__Set task__
Give the number of lines in the listing below that include the word "script", with nothing more.
::::
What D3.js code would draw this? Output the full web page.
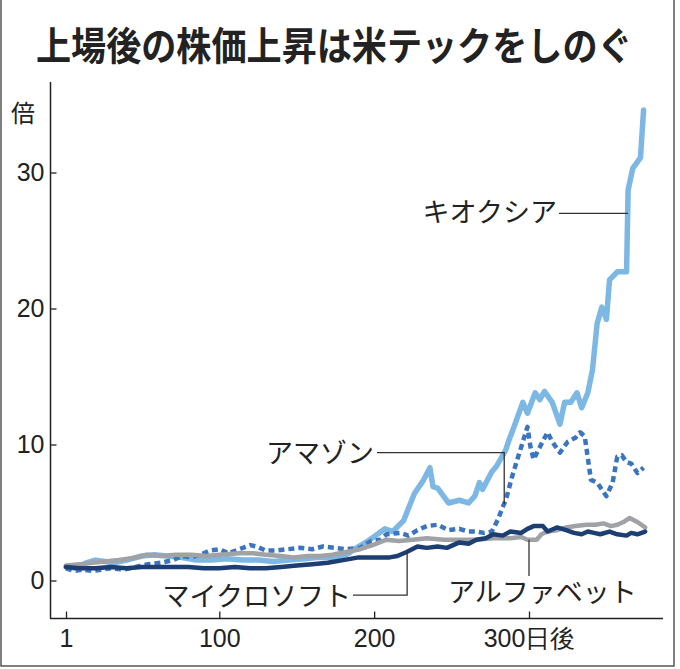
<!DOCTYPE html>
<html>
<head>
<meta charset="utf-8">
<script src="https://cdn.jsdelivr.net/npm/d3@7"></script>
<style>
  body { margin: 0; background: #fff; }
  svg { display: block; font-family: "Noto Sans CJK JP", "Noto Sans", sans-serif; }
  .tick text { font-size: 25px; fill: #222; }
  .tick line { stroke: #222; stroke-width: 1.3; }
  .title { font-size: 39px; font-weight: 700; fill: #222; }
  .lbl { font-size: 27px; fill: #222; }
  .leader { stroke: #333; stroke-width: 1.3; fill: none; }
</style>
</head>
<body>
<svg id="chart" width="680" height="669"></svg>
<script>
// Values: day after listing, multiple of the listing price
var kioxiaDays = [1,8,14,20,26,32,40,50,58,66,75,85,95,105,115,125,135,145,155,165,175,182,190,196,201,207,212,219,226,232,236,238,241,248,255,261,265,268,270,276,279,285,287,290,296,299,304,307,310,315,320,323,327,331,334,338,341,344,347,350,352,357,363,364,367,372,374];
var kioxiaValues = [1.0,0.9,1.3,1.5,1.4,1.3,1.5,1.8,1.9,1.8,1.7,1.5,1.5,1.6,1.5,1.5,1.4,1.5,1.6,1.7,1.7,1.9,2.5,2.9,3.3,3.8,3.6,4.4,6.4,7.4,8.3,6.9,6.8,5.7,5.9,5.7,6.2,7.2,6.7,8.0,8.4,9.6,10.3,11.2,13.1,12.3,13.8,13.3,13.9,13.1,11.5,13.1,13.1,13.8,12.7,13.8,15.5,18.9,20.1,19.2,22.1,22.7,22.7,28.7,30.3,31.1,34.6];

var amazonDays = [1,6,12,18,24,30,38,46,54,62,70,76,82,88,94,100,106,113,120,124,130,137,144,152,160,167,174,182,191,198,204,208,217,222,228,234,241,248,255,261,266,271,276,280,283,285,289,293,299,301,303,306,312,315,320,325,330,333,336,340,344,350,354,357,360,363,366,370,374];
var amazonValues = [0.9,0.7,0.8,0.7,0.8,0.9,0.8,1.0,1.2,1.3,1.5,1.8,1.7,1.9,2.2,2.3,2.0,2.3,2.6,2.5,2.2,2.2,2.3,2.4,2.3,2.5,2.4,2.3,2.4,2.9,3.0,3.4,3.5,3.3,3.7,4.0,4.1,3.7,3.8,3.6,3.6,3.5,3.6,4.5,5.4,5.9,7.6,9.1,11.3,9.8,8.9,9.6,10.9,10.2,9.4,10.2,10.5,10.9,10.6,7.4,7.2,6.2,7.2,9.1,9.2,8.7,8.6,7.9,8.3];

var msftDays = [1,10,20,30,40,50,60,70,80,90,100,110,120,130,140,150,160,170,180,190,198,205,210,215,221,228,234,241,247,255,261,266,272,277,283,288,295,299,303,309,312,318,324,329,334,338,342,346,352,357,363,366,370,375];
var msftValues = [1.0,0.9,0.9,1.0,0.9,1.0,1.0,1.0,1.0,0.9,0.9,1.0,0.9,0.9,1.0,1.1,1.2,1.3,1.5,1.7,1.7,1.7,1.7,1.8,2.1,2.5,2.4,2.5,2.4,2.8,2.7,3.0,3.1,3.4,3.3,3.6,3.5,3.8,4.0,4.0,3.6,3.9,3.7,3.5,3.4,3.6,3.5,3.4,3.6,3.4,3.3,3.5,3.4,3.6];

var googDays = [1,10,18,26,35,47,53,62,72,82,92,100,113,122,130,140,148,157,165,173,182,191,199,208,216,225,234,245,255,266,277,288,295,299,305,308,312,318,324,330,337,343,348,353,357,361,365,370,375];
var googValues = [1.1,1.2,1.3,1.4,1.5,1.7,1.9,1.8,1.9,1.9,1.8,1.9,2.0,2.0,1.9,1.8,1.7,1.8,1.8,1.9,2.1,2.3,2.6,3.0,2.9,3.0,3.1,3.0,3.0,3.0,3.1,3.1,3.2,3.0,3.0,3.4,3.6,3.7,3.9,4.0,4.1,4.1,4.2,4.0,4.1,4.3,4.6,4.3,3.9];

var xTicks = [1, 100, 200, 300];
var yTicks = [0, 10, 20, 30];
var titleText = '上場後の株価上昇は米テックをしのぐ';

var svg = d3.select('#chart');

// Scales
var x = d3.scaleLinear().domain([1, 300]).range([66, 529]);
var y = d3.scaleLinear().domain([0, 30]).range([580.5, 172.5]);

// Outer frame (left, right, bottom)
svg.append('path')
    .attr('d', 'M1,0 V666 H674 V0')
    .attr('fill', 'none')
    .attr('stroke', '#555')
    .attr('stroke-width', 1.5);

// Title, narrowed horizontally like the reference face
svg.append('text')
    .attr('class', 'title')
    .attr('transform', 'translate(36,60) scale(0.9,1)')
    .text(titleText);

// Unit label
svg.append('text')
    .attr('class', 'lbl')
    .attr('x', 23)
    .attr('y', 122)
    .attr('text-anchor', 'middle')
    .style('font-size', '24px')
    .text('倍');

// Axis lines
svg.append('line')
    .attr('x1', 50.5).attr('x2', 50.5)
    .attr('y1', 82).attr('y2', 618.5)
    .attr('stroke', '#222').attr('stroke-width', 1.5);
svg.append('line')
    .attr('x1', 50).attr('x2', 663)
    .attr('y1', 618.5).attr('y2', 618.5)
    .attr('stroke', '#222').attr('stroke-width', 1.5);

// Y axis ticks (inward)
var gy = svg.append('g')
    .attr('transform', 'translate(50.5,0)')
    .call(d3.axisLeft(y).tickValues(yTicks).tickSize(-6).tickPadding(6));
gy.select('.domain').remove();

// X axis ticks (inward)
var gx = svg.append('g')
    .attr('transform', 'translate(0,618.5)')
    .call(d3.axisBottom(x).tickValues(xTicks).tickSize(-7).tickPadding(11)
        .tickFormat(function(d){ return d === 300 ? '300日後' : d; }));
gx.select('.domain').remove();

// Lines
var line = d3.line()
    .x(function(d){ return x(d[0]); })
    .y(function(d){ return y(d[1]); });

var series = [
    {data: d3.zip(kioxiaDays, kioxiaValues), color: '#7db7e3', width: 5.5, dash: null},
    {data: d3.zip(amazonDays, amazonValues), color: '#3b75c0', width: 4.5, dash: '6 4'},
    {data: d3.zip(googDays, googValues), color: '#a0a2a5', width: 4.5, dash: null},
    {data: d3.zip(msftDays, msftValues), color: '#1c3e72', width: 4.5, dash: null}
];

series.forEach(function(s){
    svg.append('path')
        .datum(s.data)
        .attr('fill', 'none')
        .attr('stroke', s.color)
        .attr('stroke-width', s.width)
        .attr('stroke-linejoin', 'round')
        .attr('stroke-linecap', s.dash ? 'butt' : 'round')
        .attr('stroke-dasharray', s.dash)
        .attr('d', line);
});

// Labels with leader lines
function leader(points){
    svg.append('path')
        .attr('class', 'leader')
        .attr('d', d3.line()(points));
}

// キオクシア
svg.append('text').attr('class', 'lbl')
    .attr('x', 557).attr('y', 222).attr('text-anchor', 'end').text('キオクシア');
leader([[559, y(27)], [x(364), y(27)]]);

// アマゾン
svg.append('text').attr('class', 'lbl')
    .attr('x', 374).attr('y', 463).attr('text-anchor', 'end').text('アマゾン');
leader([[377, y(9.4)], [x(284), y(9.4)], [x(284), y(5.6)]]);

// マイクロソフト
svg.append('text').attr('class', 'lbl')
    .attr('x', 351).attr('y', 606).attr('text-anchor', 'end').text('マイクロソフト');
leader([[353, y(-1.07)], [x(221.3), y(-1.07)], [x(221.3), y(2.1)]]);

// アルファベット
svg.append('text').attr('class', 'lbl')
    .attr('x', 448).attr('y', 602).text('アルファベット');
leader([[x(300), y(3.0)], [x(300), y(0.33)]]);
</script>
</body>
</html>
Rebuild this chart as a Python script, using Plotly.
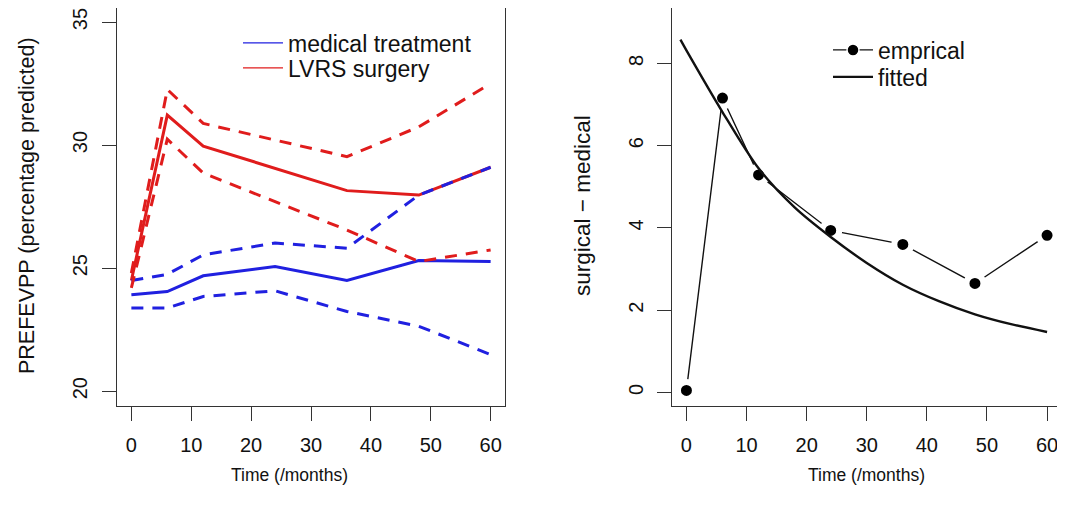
::::
__Exercise solution__
4